Reproduce all the lines exactly as they stand, apart from the pictures.

════════

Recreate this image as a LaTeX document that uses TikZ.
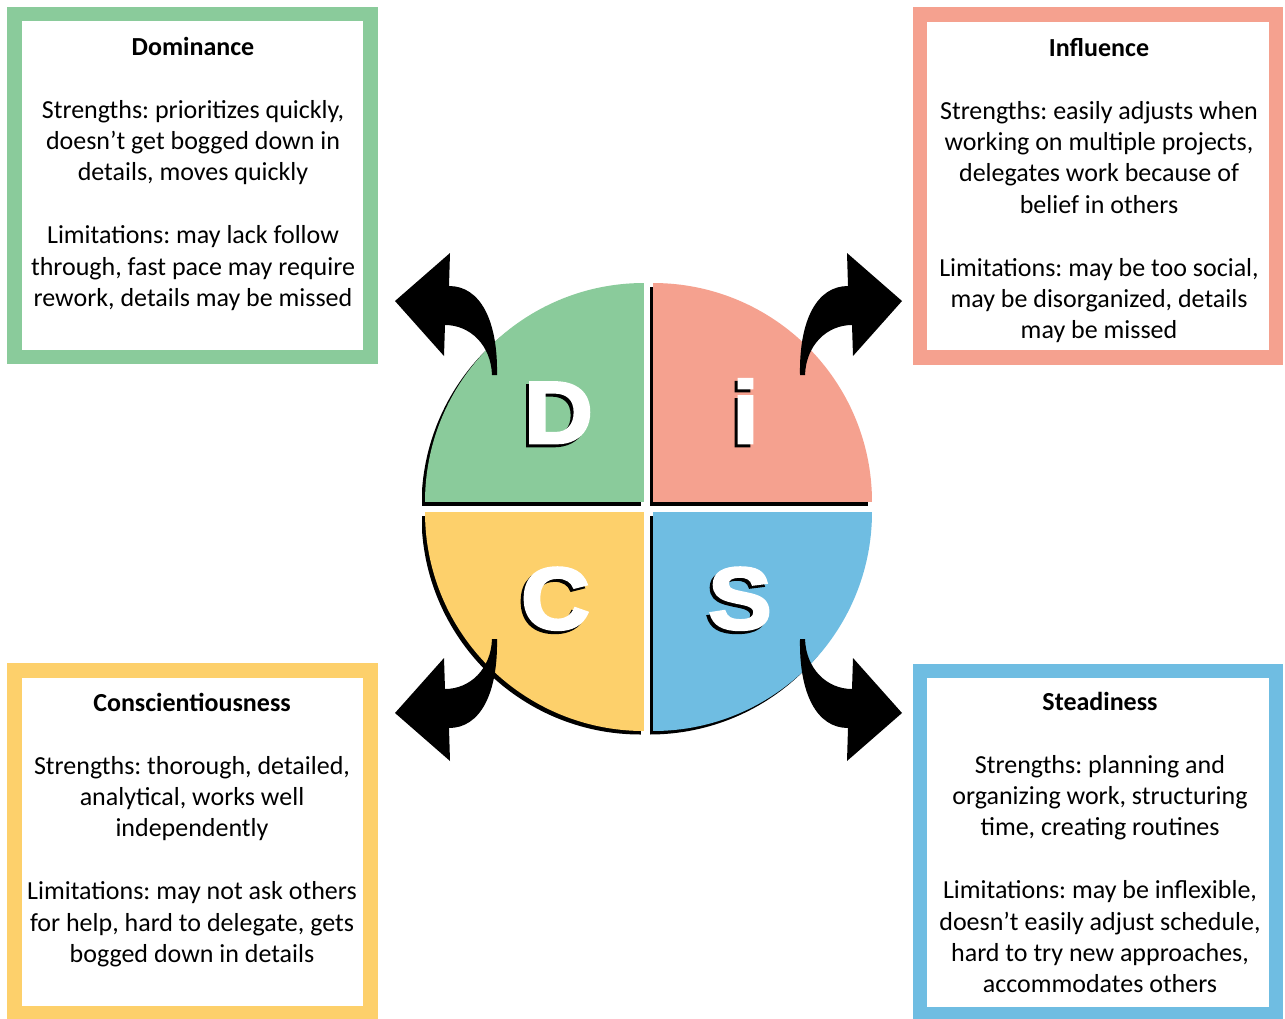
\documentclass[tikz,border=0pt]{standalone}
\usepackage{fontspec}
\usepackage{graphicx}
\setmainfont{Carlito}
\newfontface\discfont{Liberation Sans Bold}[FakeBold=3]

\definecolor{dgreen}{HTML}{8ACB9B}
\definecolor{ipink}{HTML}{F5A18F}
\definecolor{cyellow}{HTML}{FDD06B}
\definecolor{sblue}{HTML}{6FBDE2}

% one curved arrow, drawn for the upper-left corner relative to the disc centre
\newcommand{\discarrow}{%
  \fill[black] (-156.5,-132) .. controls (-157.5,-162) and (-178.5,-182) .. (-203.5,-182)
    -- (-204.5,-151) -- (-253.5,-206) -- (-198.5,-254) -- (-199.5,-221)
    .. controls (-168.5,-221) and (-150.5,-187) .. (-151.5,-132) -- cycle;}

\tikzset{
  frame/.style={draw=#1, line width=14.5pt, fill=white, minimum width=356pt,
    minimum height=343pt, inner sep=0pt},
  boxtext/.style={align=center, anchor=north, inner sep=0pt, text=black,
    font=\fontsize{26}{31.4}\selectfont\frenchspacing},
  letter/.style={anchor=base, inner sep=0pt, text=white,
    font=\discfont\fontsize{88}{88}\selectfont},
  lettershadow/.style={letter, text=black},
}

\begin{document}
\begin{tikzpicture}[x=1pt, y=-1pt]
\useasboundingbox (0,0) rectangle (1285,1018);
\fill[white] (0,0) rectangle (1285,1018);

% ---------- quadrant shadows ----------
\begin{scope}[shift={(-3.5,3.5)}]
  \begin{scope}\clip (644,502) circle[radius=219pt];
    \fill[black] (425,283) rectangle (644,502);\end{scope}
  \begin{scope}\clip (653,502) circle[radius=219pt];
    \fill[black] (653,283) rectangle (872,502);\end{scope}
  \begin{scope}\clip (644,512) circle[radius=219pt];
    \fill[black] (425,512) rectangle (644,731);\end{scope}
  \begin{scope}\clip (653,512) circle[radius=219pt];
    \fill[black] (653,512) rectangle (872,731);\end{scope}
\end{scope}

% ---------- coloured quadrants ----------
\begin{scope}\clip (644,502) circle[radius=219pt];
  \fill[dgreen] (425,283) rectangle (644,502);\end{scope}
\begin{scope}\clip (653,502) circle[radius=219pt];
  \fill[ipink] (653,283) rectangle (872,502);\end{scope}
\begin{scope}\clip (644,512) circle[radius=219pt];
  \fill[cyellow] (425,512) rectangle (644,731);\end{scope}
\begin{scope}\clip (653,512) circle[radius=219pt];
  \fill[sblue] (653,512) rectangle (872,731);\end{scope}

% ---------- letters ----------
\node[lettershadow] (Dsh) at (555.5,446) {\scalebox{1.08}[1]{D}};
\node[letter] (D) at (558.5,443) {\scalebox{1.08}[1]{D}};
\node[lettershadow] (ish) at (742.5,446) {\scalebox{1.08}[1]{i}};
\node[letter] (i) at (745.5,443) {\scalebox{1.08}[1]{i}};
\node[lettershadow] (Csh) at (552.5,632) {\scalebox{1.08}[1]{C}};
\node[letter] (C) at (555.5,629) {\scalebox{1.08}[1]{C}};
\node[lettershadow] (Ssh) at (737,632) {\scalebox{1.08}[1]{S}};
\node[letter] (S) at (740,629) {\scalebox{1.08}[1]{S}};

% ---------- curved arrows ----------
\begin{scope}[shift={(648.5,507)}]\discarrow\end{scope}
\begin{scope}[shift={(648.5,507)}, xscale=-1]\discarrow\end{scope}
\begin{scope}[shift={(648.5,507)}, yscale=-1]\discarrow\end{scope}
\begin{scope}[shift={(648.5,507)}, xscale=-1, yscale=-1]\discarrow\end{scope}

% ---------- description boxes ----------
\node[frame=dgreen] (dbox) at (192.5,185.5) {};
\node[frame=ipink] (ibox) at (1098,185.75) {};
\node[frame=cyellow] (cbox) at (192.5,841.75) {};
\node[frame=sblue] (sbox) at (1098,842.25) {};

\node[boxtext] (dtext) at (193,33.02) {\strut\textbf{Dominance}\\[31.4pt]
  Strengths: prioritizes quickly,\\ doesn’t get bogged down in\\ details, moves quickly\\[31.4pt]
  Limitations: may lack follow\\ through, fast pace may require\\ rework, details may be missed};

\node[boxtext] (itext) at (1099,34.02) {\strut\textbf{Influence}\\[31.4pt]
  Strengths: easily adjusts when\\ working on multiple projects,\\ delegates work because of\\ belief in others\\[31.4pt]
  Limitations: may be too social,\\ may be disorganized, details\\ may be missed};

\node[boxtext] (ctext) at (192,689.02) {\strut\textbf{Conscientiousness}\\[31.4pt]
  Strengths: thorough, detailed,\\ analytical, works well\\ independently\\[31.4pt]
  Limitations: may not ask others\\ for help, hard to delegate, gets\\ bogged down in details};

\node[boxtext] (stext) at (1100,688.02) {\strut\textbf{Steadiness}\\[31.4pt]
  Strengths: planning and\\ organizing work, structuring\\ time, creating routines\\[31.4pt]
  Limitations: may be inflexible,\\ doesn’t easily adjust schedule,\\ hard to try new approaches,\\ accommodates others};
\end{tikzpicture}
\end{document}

════════

**RESPONSE**
Recreate this image as a LaTeX document that uses TikZ.
\documentclass[tikz,border=0pt]{standalone}
\usepackage{fontspec}
\usepackage{graphicx}
\setmainfont{Carlito}
\newfontface\discfont{Liberation Sans Bold}[FakeBold=3]

\definecolor{dgreen}{HTML}{8ACB9B}
\definecolor{ipink}{HTML}{F5A18F}
\definecolor{cyellow}{HTML}{FDD06B}
\definecolor{sblue}{HTML}{6FBDE2}

% one curved arrow, drawn for the upper-left corner relative to the disc centre
\newcommand{\discarrow}{%
  \fill[black] (-156.5,-132) .. controls (-157.5,-162) and (-178.5,-182) .. (-203.5,-182)
    -- (-204.5,-151) -- (-253.5,-206) -- (-198.5,-254) -- (-199.5,-221)
    .. controls (-168.5,-221) and (-150.5,-187) .. (-151.5,-132) -- cycle;}

\tikzset{
  frame/.style={draw=#1, line width=14.5pt, fill=white, minimum width=356pt,
    minimum height=343pt, inner sep=0pt},
  boxtext/.style={align=center, anchor=north, inner sep=0pt, text=black,
    font=\fontsize{26}{31.4}\selectfont\frenchspacing},
  letter/.style={anchor=base, inner sep=0pt, text=white,
    font=\discfont\fontsize{88}{88}\selectfont},
  lettershadow/.style={letter, text=black},
}

\begin{document}
\begin{tikzpicture}[x=1pt, y=-1pt]
\useasboundingbox (0,0) rectangle (1285,1018);
\fill[white] (0,0) rectangle (1285,1018);

% ---------- quadrant shadows ----------
\begin{scope}[shift={(-3.5,3.5)}]
  \begin{scope}\clip (644,502) circle[radius=219pt];
    \fill[black] (425,283) rectangle (644,502);\end{scope}
  \begin{scope}\clip (653,502) circle[radius=219pt];
    \fill[black] (653,283) rectangle (872,502);\end{scope}
  \begin{scope}\clip (644,512) circle[radius=219pt];
    \fill[black] (425,512) rectangle (644,731);\end{scope}
  \begin{scope}\clip (653,512) circle[radius=219pt];
    \fill[black] (653,512) rectangle (872,731);\end{scope}
\end{scope}

% ---------- coloured quadrants ----------
\begin{scope}\clip (644,502) circle[radius=219pt];
  \fill[dgreen] (425,283) rectangle (644,502);\end{scope}
\begin{scope}\clip (653,502) circle[radius=219pt];
  \fill[ipink] (653,283) rectangle (872,502);\end{scope}
\begin{scope}\clip (644,512) circle[radius=219pt];
  \fill[cyellow] (425,512) rectangle (644,731);\end{scope}
\begin{scope}\clip (653,512) circle[radius=219pt];
  \fill[sblue] (653,512) rectangle (872,731);\end{scope}

% ---------- letters ----------
\node[lettershadow] (Dsh) at (555.5,446) {\scalebox{1.08}[1]{D}};
\node[letter] (D) at (558.5,443) {\scalebox{1.08}[1]{D}};
\node[lettershadow] (ish) at (742.5,446) {\scalebox{1.08}[1]{i}};
\node[letter] (i) at (745.5,443) {\scalebox{1.08}[1]{i}};
\node[lettershadow] (Csh) at (552.5,632) {\scalebox{1.08}[1]{C}};
\node[letter] (C) at (555.5,629) {\scalebox{1.08}[1]{C}};
\node[lettershadow] (Ssh) at (737,632) {\scalebox{1.08}[1]{S}};
\node[letter] (S) at (740,629) {\scalebox{1.08}[1]{S}};

% ---------- curved arrows ----------
\begin{scope}[shift={(648.5,507)}]\discarrow\end{scope}
\begin{scope}[shift={(648.5,507)}, xscale=-1]\discarrow\end{scope}
\begin{scope}[shift={(648.5,507)}, yscale=-1]\discarrow\end{scope}
\begin{scope}[shift={(648.5,507)}, xscale=-1, yscale=-1]\discarrow\end{scope}

% ---------- description boxes ----------
\node[frame=dgreen] (dbox) at (192.5,185.5) {};
\node[frame=ipink] (ibox) at (1098,185.75) {};
\node[frame=cyellow] (cbox) at (192.5,841.75) {};
\node[frame=sblue] (sbox) at (1098,842.25) {};

\node[boxtext] (dtext) at (193,33.02) {\strut\textbf{Dominance}\\[31.4pt]
  Strengths: prioritizes quickly,\\ doesn’t get bogged down in\\ details, moves quickly\\[31.4pt]
  Limitations: may lack follow\\ through, fast pace may require\\ rework, details may be missed};

\node[boxtext] (itext) at (1099,34.02) {\strut\textbf{Influence}\\[31.4pt]
  Strengths: easily adjusts when\\ working on multiple projects,\\ delegates work because of\\ belief in others\\[31.4pt]
  Limitations: may be too social,\\ may be disorganized, details\\ may be missed};

\node[boxtext] (ctext) at (192,689.02) {\strut\textbf{Conscientiousness}\\[31.4pt]
  Strengths: thorough, detailed,\\ analytical, works well\\ independently\\[31.4pt]
  Limitations: may not ask others\\ for help, hard to delegate, gets\\ bogged down in details};

\node[boxtext] (stext) at (1100,688.02) {\strut\textbf{Steadiness}\\[31.4pt]
  Strengths: planning and\\ organizing work, structuring\\ time, creating routines\\[31.4pt]
  Limitations: may be inflexible,\\ doesn’t easily adjust schedule,\\ hard to try new approaches,\\ accommodates others};
\end{tikzpicture}
\end{document}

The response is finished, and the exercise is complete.